For all the warfighters that are contemplating suicide. Please stop and think about your brothers and sisters. PTSD and TBI are terrible things, but they are to be fought against, not succumbed to. People are banding together, warfighters are banding together, holding each other up, struggling through the darkness together, AND IT IS WORKING! But every loss wipes out ten success stories. Every loss screams to the wounded, it's not working, its not worth it, just give up. That is the message your death sends to struggling fellow warfighters.
My words might seem harsh, they are not intended to be. I have a great love for our warfighter community. I have met so many of you, one of you is my own dear son. I have never met a stronger bunch, you are some of the most tenacious, gutsy people I have ever had the honor of knowing. I love you all. These words are not meant to be harsh.
This morning I sat in my bed, coffee in hand, dog at my side, giving thanks that it is Friday and I was browsing my Facebook news feed. I came across a song posted, and I clicked on the link and listened to a sad haunting melody. I then began to browse the comments and saw a post from a warfighter, asking for an ear. He said he could not go on anymore, that he was thinking always of suicide and of ending his pain. I do not know this man, but in an instant the tears were falling down my cheeks, and my heart was filled with love for him. My prayers began to raise to the heavens for this man, somewhere in America, sitting at his computer last night at around 10pm, telling the world that he was done, he was finished, he could not go on anymore.

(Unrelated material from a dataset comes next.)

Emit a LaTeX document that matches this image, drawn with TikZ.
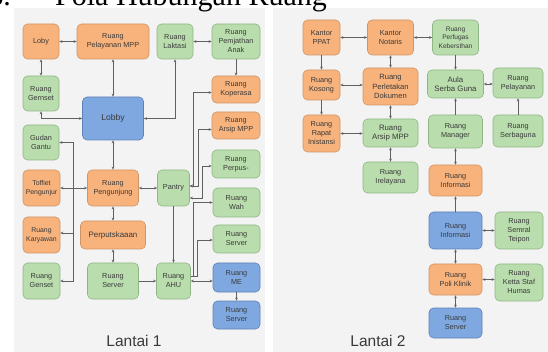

But something else happened within that post, in seconds other warfighters were posting, sending him messages, sending him their phone numbers, begging him to reach out. I do not know the results of those attempts, but I do know that contact was made, and hopefully today that man has been strengthened enough to continue the fight.
I know its not easy. I have seen firsthand the terrible struggle of PTSD and TBI, I have felt the darkness, I battle the darkness for someone I love right now. I have also seen firsthand the struggles of mental illness, of Bipolar and schizophrenia and depression. I hate these dark things, and I will fight them until the end of my days. They steal life, they steal hope, they steal beauty from this world. But it does not have to be so. We can all band together, fight together, lift up those who have fallen, hold them up until their strength returns to get back into the fight. Push back the darkness, fight it with everything you have in you, and reach out when you cannot fight anymore. There are more people than you know who are standing with you, praying for you...please keep fighting!
Let us help you, please let us help you, let us all fight together, for a better tomorrow, for renewed hope, for life! Please I beg you, please reconsider. If you are thinking of suicide, if the thought even crosses your mind, please reach out. It is not the answer. It is so terribly painful for so many people, many of them people you may never know. We need your strength, we need your courage, we need you in this fight! So I am asking you, endure the pain, please, endure it in the hopes that it will ease over time, that we will together find ways to control it, ways to push down the darkness. Others have done so, they have come through the long dark valley. Please stay with us, put out your hand and take the hand of another brother or sister and lets walk through this together.
Written from my heart, and with all my love, to all the Warfighters, to their families, and to those who battle mental illness and their families. Standing with you today, and ever day, until the end of my days.